You are playing a two player game. Initially there are n integer numbers in an array and player A and B get chance to take them alternatively. Each player can take one or more numbers from the left or right end of the array but cannot take from both ends at a time. He can take as many consecutive numbers as he wants during his time. The game ends when all numbers are taken from the array by the players. The point of each player is calculated by the summation of the numbers, which he has taken. Each player tries to achieve more points from other. If both players play optimally and player A starts the game then how much more point can player A get than player B?

Input

Input starts with an integer T (≤ 100), denoting the number of test cases.

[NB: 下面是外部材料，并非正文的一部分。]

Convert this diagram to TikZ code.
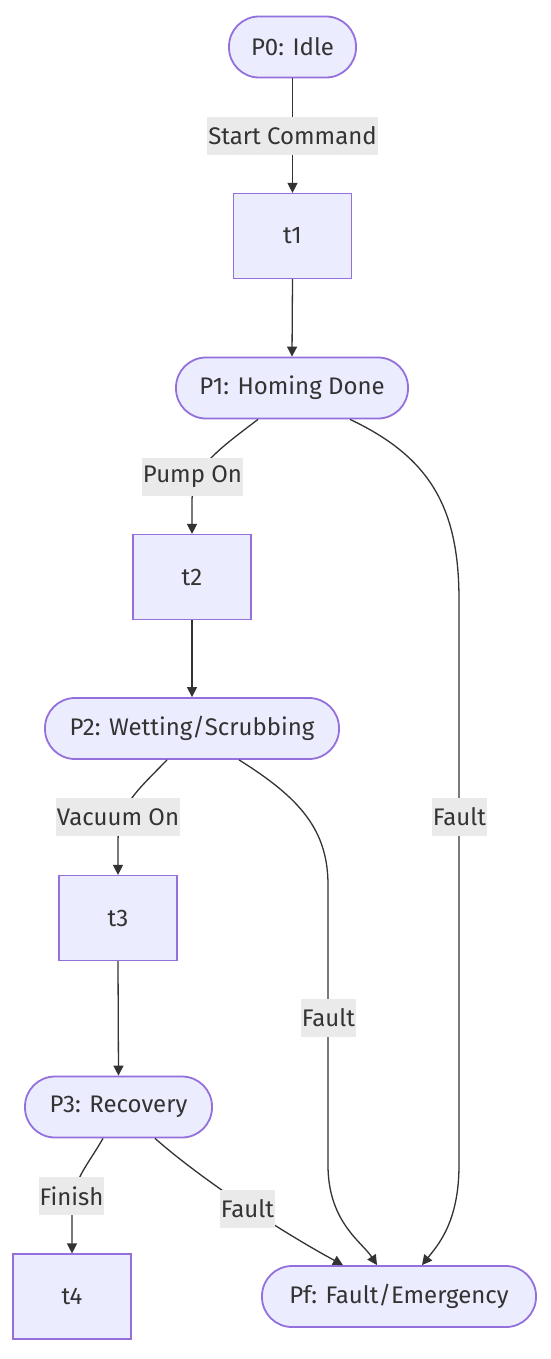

Each case contains a blank line and an integer N (1 ≤ N ≤ 100) denoting the size of the array. The next line contains Nspace separated integers. You may assume that no number will contain more than 4 digits.

Output

For each test case, print the case number and the maximum difference that the first player obtained after playing this game optimally.

Sample Input

2

 

4

4 -10 -20 7

 

4

1 2 3 4

Sample Output

Case 1: 7

Case 2: 10

    

   区间dp  摸清套路 以此为模板 

#include<iostream>
#include<string.h>
#include<stdio.h>
using namespace std;
int dp[1005][1005];
int a[1005];
int sum[1005];
int main(){
	int t,n,kase=1;
	cin>>t;
	while(t--){
		scanf("%d",&n);
		memset(sum,0,sizeof(sum));
		memset(dp,0,sizeof(dp));
		for(int i=1;i<=n;i++){
			scanf("%d",&a[i]);
			sum[i]=sum[i-1]+a[i];
			dp[i][i]=a[i];
		} 
		
		for(int i=1;i<=n;i++){   
		   for(int j=1;j<=n-i;j++){
		   	  int k=j+i;
		   	  dp[j][k]=sum[k]-sum[j-1];
		   	  for(int w=j;w<k;w++){
		   	  	dp[j][k]=max(dp[j][k],max(sum[w]-sum[j-1]-dp[w+1][k],sum[k]-sum[w]-dp[j][w]));
			 }
	     }
	 }
	     printf("Case %d: %d\n",kase++,dp[1][n]);
	}
}